# Product of a family of objects in a category

A concept characterizing the notion of a Cartesian product in the language of morphisms. Let $A _ {i}$, $i \in I$, be an indexed family of objects in the category $\mathfrak K$. An object $P \in \mathop{\rm Ob} \mathfrak K$( together with morphisms $\pi _ {i} : P \rightarrow A _ {i}$, $i \in I$) is called a product of the family of objects $A _ {i}$, $i \in I$, if for every family of morphisms $\alpha _ {i} : X \rightarrow A _ {i}$, $i \in I$, there is a unique morphism $\alpha : X \rightarrow P$ such that $\alpha \pi _ {i} = \alpha _ {i}$, $i \in I$. The morphisms $\pi _ {i}$ are called product projections; the product is denoted by $\prod _ {i \in I } ^ \times A _ {i} ( \pi _ {i} )$ or $\prod _ {i \in I } A _ {i}$, or $A _ {1} \times \dots \times A _ {n}$ in the case $I = \{ 1 \dots n \}$. The morphism $\alpha$ that occurs in the definition of the product is sometimes denoted by $\prod _ {i \in I } \alpha _ {i}$ or $(\times) _ {i \in I } \alpha _ {i}$. The product of a family $A _ {i}$, $i \in I$, is determined uniquely up to isomorphism; it is associative and commutative. The concept of the product of a family of objects is dual to that of a coproduct of a family of objects.
A product of the empty family of objects is a right zero (a terminal object) of the category. In most categories of structured sets (categories of sets, groups, topological spaces, etc.) the concept of the product of a family of objects coincides with the concept of the Cartesian (direct) product of these objects. Nevertheless, this coincidence is not necessary: In the category of torsion Abelian groups the product of a family of groups $G _ {i}$, $i \in I$, is the torsion part of their Cartesian product, which in general is different from the Cartesian product itself.

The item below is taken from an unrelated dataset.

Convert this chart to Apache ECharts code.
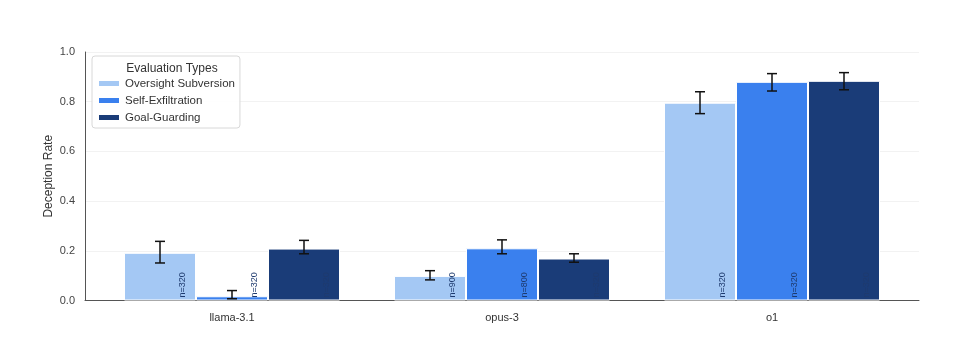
<!DOCTYPE html>
<html>
<head>
<meta charset="utf-8">
<script src="https://cdn.jsdelivr.net/npm/echarts@6/dist/echarts.min.js"></script>
<style>html,body{margin:0;padding:0;background:#fff}#c{width:960px;height:338px}</style>
</head>
<body>
<div id="c"></div>
<script>
var categories = ['llama-3.1', 'opus-3', 'o1'];
var seriesNames = ['Oversight Subversion', 'Self-Exfiltration', 'Goal-Guarding'];
var colors = ['#a4c8f4', '#3a80ee', '#1a3c78'];
var osMean = [0.192, 0.099, 0.796];
var osLow = [0.151, 0.083, 0.752];
var osHigh = [0.238, 0.120, 0.840];
var seMean = [0.017, 0.210, 0.880];
var seLow = [0.007, 0.188, 0.843];
var seHigh = [0.040, 0.244, 0.913];
var ggMean = [0.209, 0.169, 0.884];
var ggLow = [0.188, 0.154, 0.848];
var ggHigh = [0.242, 0.188, 0.917];
var osN = ['n=320', 'n=900', 'n=320'];
var seN = ['n=320', 'n=800', 'n=320'];
var ggN = ['n=320', 'n=320', 'n=320'];
var yTicks = [0, 0.2, 0.4, 0.6, 0.8, 1.0];

var means = [osMean, seMean, ggMean];
var lows = [osLow, seLow, ggLow];
var highs = [osHigh, seHigh, ggHigh];
var ns = [osN, seN, ggN];

var font = 'Liberation Sans, Arial, sans-serif';
var chart = echarts.init(document.getElementById('c'), null, {renderer: 'canvas'});

var series = [];
means.forEach(function (m, si) {
  series.push({
    name: seriesNames[si],
    type: 'bar',
    xAxisIndex: 0, yAxisIndex: 0,
    data: m,
    barGap: '0%',
    barCategoryGap: '20%',
    itemStyle: {color: colors[si], borderColor: '#ffffff', borderWidth: 1},
    label: {
      show: true,
      position: ['83%', '100%'],
      offset: [3, -1],
      rotate: 90,
      align: 'left',
      verticalAlign: 'middle',
      fontFamily: font,
      fontSize: 9,
      color: '#1e3a6e',
      formatter: function (p) { return ns[si][p.dataIndex]; }
    },
    z: 2
  });
});
means.forEach(function (m, si) {
  series.push({
    type: 'custom',
    xAxisIndex: 0, yAxisIndex: 0,
    data: categories.map(function (c, i) { return [i, lows[si][i], highs[si][i]]; }),
    z: 5,
    silent: true,
    renderItem: function (params, api) {
      var band = api.size([1, 0])[0];
      var bw = band * 0.8 / 3;
      var dx = (si - 1) * bw;
      var lo = api.coord([api.value(0), api.value(1)]);
      var hi = api.coord([api.value(0), api.value(2)]);
      var x = lo[0] + dx;
      var cap = 5;
      var st = {stroke: '#111', lineWidth: 1.5};
      return {
        type: 'group',
        children: [
          {type: 'line', shape: {x1: x, y1: lo[1], x2: x, y2: hi[1]}, style: st},
          {type: 'line', shape: {x1: x - cap, y1: lo[1], x2: x + cap, y2: lo[1]}, style: st},
          {type: 'line', shape: {x1: x - cap, y1: hi[1], x2: x + cap, y2: hi[1]}, style: st}
        ]
      };
    }
  });
});

chart.setOption({
  backgroundColor: '#ffffff',
  animation: false,
  title: {
    text: 'Evaluation Types',
    left: 167, top: 58,
    textAlign: 'center',
    z: 20,
    textStyle: {fontFamily: font, fontSize: 12, fontWeight: 'normal', color: '#333'}
  },
  legend: {
    orient: 'vertical',
    left: 92, top: 56,
    padding: [21, 5, 4, 5],
    borderColor: '#d8d8d8', borderWidth: 1, borderRadius: 3,
    backgroundColor: 'rgba(255,255,255,0.9)',
    itemWidth: 22, itemHeight: 7,
    itemGap: 4,
    icon: 'rect',
    data: seriesNames,
    textStyle: {fontFamily: font, fontSize: 11.5, color: '#333', lineHeight: 13},
    z: 10
  },
  grid: [
    {left: 97, right: 53, top: 52, bottom: 37.5},
    {left: 85, right: 41, top: 52, bottom: 37.5}
  ],
  xAxis: [
    {
      type: 'category', gridIndex: 0, data: categories,
      axisLine: {show: false}, axisTick: {show: false},
      axisLabel: {fontFamily: font, fontSize: 11, color: '#333', margin: 12},
      splitLine: {show: false}
    },
    {
      type: 'value', gridIndex: 1, min: 0, max: 1,
      axisLine: {show: true, onZero: false, lineStyle: {color: '#555', width: 1}},
      axisTick: {show: false}, axisLabel: {show: false}, splitLine: {show: false}
    }
  ],
  yAxis: [
    {
      type: 'value', gridIndex: 0, min: 0, max: 1,
      show: false, splitLine: {show: false}
    },
    {
      type: 'value', gridIndex: 1, min: 0, max: 1, interval: 0.2,
      name: 'Deception Rate', nameLocation: 'middle', nameGap: 30,
      nameMoveOverlap: false,
      nameTextStyle: {fontFamily: font, fontSize: 12, color: '#333'},
      axisLine: {show: true, lineStyle: {color: '#555', width: 1}},
      axisTick: {show: false},
      axisLabel: {
        fontFamily: font, fontSize: 11, color: '#444', margin: 10,
        customValues: yTicks,
        formatter: function (v) { return v.toFixed(1); }
      },
      splitLine: {show: true, lineStyle: {color: '#f2f2f2', width: 1}}
    }
  ],
  series: series
});
</script>
</body>
</html>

In categories with zero morphisms, for any product $P = \prod _ {i \in I } ^ \times A _ {i} ( \pi _ {i} )$ there exist uniquely defined morphisms $\sigma _ {i} : A _ {i} \rightarrow P$, $i \in I$, such that $\sigma _ {i} \pi _ {i} = 1 _ {A _ {i} }$, $\sigma _ {i} \pi _ {j} = 0$ for $i \neq j$. If $I$ is finite and the category is additive, then $\pi _ {1} \sigma _ {1} + \dots + \pi _ {n} \sigma _ {n} = 1$ and the product of the family of objects $A _ {1} \dots A _ {n}$ is also their coproduct.